Yields fall as the coronavirus spreads: our outlook for fixed income
Financial markets slumped and yields fell dramatically this week as the spread of the coronavirus to Europe and the United States prompted fears that the economic impact of the outbreak could be much larger than originally thought.
The market has quickly repriced risk as the threat of contagion has grown
Over the past few weeks, we've seen concerns regarding the coronavirus outbreak transform from a perceived local China problem to more of a global shock as the virus has spread regionally in Asia in addition to countries within Europe, the Middle East, and even Latin America.

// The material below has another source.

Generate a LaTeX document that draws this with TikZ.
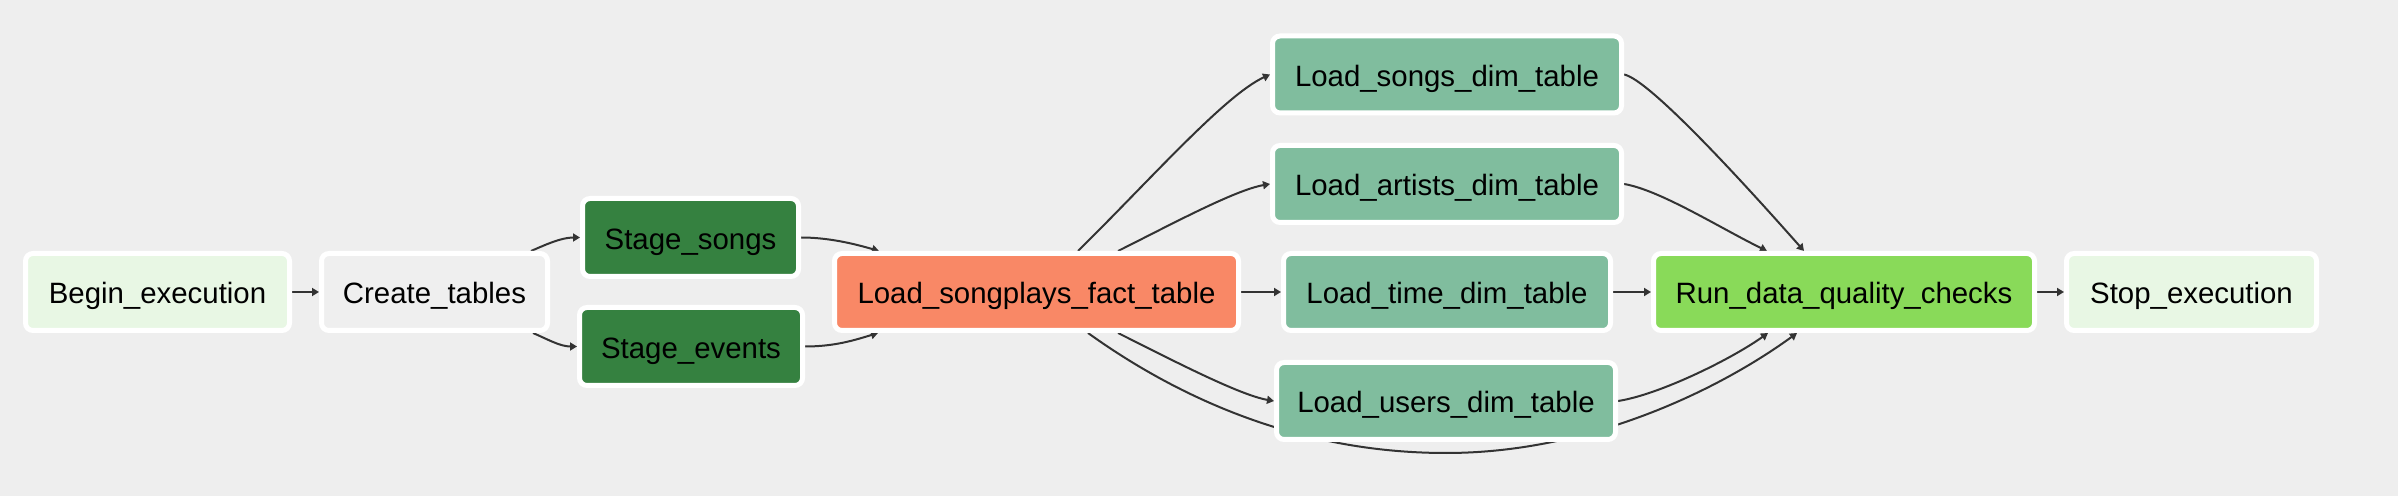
\documentclass[tikz,border=0pt]{standalone}
\usepackage{fontspec}
\setmainfont{Liberation Sans}
\usetikzlibrary{arrows.meta}
\pgfdeclarelayer{bglayer}
\pgfdeclarelayer{edgelayer}
\pgfsetlayers{bglayer,edgelayer,main}
\definecolor{bgc}{HTML}{EEEEEE}
\definecolor{dummyc}{HTML}{E8F7E4}
\definecolor{createc}{HTML}{EFEFEF}
\definecolor{stagec}{HTML}{358140}
\definecolor{factc}{HTML}{F98866}
\definecolor{dimc}{HTML}{80BD9E}
\definecolor{checkc}{HTML}{89DA59}
\definecolor{edgec}{HTML}{333333}
\begin{document}
\begin{tikzpicture}[x=0.5pt,y=-0.5pt,
  task/.style={draw=white, line width=2.5pt, rounded corners=3.75pt,
    minimum height=38.5pt, inner sep=0pt, text=black,
    text height=12pt, text depth=0pt,
    font=\fontsize{14.7pt}{17pt}\selectfont},
  conn/.style={draw=edgec, line width=1pt,
    -{Triangle[length=3.5pt,width=4pt]}}]
\begin{pgfonlayer}{bglayer}
  \fill[bgc] (0,0) rectangle (2398,496);
\end{pgfonlayer}
\useasboundingbox (0,0) rectangle (2398,496);

\node[task, fill=dummyc, minimum width=132pt] (begin) at (157.5,292) {Begin\_execution};
\node[task, fill=createc, minimum width=113pt] (create) at (434.5,292) {Create\_tables};
\node[task, fill=stagec, minimum width=108pt, minimum height=39pt] (ss) at (690.5,237.5) {Stage\_songs};
\node[task, fill=stagec, minimum width=111.5pt, minimum height=39pt] (se) at (691,346.5) {Stage\_events};
\node[task, fill=factc, minimum width=202pt] (sp) at (1036.5,292) {Load\_songplays\_fact\_table};
\node[task, fill=dimc, minimum width=174.5pt] (sd) at (1447,74.5) {Load\_songs\_dim\_table};
\node[task, fill=dimc, minimum width=174.5pt] (ad) at (1447,184) {Load\_artists\_dim\_table};
\node[task, fill=dimc, minimum width=163.5pt] (td) at (1447,292) {Load\_time\_dim\_table};
\node[task, fill=dimc, minimum width=169.5pt] (ud) at (1446,401) {Load\_users\_dim\_table};
\node[task, fill=checkc, minimum width=190.5pt] (rq) at (1844,292) {Run\_data\_quality\_checks};
\node[task, fill=dummyc, minimum width=125pt] (stop) at (2191.5,292) {Stop\_execution};

\coordinate (dip) at ([shift={(0,11)}]ud.south);

\begin{pgfonlayer}{edgelayer}
  \draw[conn] (begin.east) -- (create.west);
  \draw[conn] ([shift={(96.5,0)}]create.north) .. controls +(14,-6) and +(-19,0) .. (ss.west);
  \draw[conn] ([shift={(98.5,0)}]create.south) .. controls +(14,6) and +(-17,0) .. (se.west);
  \draw[conn] (ss.east) .. controls +(28,0) and +(-24,-7) .. ([shift={(-157.5,0)}]sp.north);
  \draw[conn] (se.east) .. controls +(30,0) and +(-23,7) .. ([shift={(-158.5,0)}]sp.south);
  \draw[conn] ([shift={(41.5,0)}]sp.north) .. controls +(72,-71) and +(-45,20.5) .. (sd.west);
  \draw[conn] ([shift={(81.5,0)}]sp.north) .. controls +(52,-26) and +(-35,6) .. (ad.west);
  \draw[conn] (sp.east) -- (td.west);
  \draw[conn] ([shift={(81.5,0)}]sp.south) .. controls +(52,26) and +(-35,-6) .. (ud.west);
  \draw[conn] ([shift={(51.5,0)}]sp.south) .. controls +(92,66) and +(-146,0) .. (dip)
     .. controls +(145,0) and +(-77,56) .. ([shift={(-47,0)}]rq.south);
  \draw[conn] (sd.east) .. controls +(26,5) and +(-54,-61) .. ([shift={(-40,0)}]rq.north);
  \draw[conn] (ad.east) .. controls +(36,6) and +(-47,-23) .. ([shift={(-77,0)}]rq.north);
  \draw[conn] (td.east) -- (rq.west);
  \draw[conn] (ud.east) .. controls +(40,-6) and +(-38,27) .. ([shift={(-76,0)}]rq.south);
  \draw[conn] (rq.east) -- (stop.west);
\end{pgfonlayer}
\end{tikzpicture}
\end{document}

U.S. markets—having been resilient to the initial sell-off in Asia—were awakened over the past few days to the potential impact on global growth of a broader disruption in economic activity—an outcome that looks increasingly likely.

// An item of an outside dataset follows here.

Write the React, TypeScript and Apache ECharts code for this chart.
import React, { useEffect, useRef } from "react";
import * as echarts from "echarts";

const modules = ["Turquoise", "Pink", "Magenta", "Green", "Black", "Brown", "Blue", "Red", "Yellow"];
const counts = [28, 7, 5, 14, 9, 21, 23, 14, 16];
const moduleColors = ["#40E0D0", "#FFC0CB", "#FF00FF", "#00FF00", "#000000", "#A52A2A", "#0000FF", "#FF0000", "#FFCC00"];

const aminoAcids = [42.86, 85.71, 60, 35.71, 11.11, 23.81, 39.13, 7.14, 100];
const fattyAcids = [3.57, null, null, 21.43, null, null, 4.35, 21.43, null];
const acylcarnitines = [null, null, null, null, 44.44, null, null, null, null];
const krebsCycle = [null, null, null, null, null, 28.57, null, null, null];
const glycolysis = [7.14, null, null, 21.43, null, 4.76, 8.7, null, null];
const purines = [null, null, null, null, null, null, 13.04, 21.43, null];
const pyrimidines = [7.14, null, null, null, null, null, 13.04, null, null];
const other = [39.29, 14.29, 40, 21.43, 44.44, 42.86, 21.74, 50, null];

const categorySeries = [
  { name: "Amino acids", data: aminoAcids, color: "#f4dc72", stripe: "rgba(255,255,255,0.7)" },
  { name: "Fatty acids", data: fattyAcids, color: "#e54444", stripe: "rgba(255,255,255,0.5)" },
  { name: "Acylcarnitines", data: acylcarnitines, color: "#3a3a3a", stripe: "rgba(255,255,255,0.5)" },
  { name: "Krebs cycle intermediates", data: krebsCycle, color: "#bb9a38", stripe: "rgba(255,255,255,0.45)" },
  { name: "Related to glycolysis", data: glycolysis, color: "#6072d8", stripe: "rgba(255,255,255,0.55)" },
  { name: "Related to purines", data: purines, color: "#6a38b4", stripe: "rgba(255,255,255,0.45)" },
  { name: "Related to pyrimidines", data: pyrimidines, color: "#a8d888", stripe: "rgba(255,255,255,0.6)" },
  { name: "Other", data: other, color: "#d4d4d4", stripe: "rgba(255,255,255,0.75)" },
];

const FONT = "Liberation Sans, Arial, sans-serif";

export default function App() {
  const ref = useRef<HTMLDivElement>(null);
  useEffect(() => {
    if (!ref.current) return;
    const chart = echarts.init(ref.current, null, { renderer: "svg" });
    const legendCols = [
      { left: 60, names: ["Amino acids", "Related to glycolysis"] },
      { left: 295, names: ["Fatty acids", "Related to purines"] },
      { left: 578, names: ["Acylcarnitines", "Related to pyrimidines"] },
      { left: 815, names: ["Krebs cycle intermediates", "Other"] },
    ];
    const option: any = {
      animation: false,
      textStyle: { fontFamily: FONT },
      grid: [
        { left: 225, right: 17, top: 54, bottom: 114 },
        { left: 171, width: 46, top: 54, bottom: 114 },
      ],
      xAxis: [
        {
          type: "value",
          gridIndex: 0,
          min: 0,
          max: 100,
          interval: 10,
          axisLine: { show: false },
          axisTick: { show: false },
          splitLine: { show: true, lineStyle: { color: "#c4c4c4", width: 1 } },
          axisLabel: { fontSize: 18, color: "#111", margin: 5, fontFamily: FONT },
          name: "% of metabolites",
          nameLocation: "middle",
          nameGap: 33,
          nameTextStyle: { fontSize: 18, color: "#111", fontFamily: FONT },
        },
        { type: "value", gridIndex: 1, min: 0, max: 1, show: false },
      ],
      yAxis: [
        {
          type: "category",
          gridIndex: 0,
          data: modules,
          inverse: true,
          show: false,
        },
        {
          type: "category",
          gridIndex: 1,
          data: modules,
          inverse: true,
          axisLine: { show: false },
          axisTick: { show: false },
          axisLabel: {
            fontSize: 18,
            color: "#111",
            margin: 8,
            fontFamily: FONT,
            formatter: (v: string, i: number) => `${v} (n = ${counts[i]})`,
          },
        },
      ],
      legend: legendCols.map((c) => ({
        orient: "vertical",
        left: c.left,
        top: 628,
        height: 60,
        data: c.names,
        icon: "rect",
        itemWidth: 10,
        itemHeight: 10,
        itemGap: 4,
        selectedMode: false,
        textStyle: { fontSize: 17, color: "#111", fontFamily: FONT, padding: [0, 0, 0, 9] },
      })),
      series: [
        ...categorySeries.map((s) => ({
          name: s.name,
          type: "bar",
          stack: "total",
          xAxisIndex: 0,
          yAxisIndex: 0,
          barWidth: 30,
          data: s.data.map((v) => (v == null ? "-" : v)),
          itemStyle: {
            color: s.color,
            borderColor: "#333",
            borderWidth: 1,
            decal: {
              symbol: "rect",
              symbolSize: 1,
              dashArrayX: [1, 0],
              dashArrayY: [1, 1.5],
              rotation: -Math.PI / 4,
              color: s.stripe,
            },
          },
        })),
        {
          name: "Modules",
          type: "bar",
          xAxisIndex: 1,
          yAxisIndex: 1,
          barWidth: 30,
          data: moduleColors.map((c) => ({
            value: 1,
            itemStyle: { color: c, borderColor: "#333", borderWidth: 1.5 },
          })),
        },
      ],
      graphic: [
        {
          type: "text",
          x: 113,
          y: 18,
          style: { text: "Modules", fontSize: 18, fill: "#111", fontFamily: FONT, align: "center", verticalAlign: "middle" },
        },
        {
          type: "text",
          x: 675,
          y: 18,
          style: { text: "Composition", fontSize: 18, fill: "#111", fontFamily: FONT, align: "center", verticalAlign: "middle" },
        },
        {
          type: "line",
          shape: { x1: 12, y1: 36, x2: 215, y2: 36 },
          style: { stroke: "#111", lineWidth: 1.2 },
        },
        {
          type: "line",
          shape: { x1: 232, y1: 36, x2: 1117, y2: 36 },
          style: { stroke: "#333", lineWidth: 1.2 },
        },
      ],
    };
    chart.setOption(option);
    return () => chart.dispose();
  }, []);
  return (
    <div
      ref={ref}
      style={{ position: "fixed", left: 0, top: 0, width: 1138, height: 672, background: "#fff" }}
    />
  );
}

Risk assets took another blow after the Centers for Disease Control and Prevention (CDC) press conference, where officials noted “it is not a matter of if, but a question of when”1 the virus is spread in the United States, while stating that a global pandemic is likely. The director of the CDC later assured, however, that steps that the United States has taken to contain the virus have worked, and that the country is well prepared to deal with an outbreak.
The fallout has sent U.S. Treasury yields down to record lows, and the market is now pricing in two or three rate cuts from the U.S. Federal Reserve (Fed) over the next year.2 For its part, the Fed has yet to pivot from its neutral stance, with comments generally in keeping with a cautiously optimistic tone as it relates to the U.S. economy while stating that current policy remains appropriate and that the Fed expects the coronavirus impact to be a temporary disruption.3
In the corporate high-yield universe, we've seen orderly selling so far, which had caused spreads to widen by about 75 basis points (driven by weakness in the lowest credit qualities, in particular, CCC-rated debt); however, the total drawdown has been muted by the move lower in U.S. Treasury yields.1 From a currency perspective, the U.S. dollar broadly benefited in February from a mix of safe haven demand and the United States' relative outperformance in economic growth expectations.
Our outlook: watch for dislocations, but maintain a defensive stance
We're cognizant of the fact that global growth expectations are likely to be revised lower in light of the prolonged duration of the outbreak, and we recognize that the probability of a global recession has risen in recent weeks. Our base-case scenario continues to be one of a temporary disruption to economic growth, barring a material escalation in the spread of the virus in the United States and Europe.
As the situation remains fluid, we believe it's prudent to remain cautious in the near term and continue to maintain a relatively defensive stance from an interest-rate, credit, and currency perspective. We're currently looking for broad-based dislocations to identify targeted situations that we can take advantage of on a tactical basis, particularly in countries and sectors that are less reliant on global demand forces. That said, patience and selectivity will be key. At this juncture, we also believe that a slightly longer duration—at least in the coming weeks—makes sense if the situation deteriorates further (i.e., significant spreading of the infection across the United States).
1 “CDC official warns Americans it's not a question of if coronavirus will spread, but when,” CNN.com, February 2020. 2 Bloomberg, as of February 2020. 3 “Fed’s Clarida says ‘still too soon to even speculate about impact of coronavirus,'” marketwatch.com, February 2020.
Important disclosures
The views expressed are those of the author(s) and are subject to change. No forecasts are guaranteed. This commentary is provided for informational purposes only and is not an endorsement of any security, mutual fund, sector, or index.
Investing involves risks, including the potential loss of principal. Fixed-income investments are subject to interest-rate and credit risk; their value will normally decline as interest rates rise or if an issuer is unable or unwilling to make principal or interest payments. Investments in higher-yielding, lower-rated securities include a higher risk of default. Foreign investing, especially in emerging markets, has additional risks, such as currency and market volatility and political and social instability. Currency transactions are affected by fluctuations in exchange rates.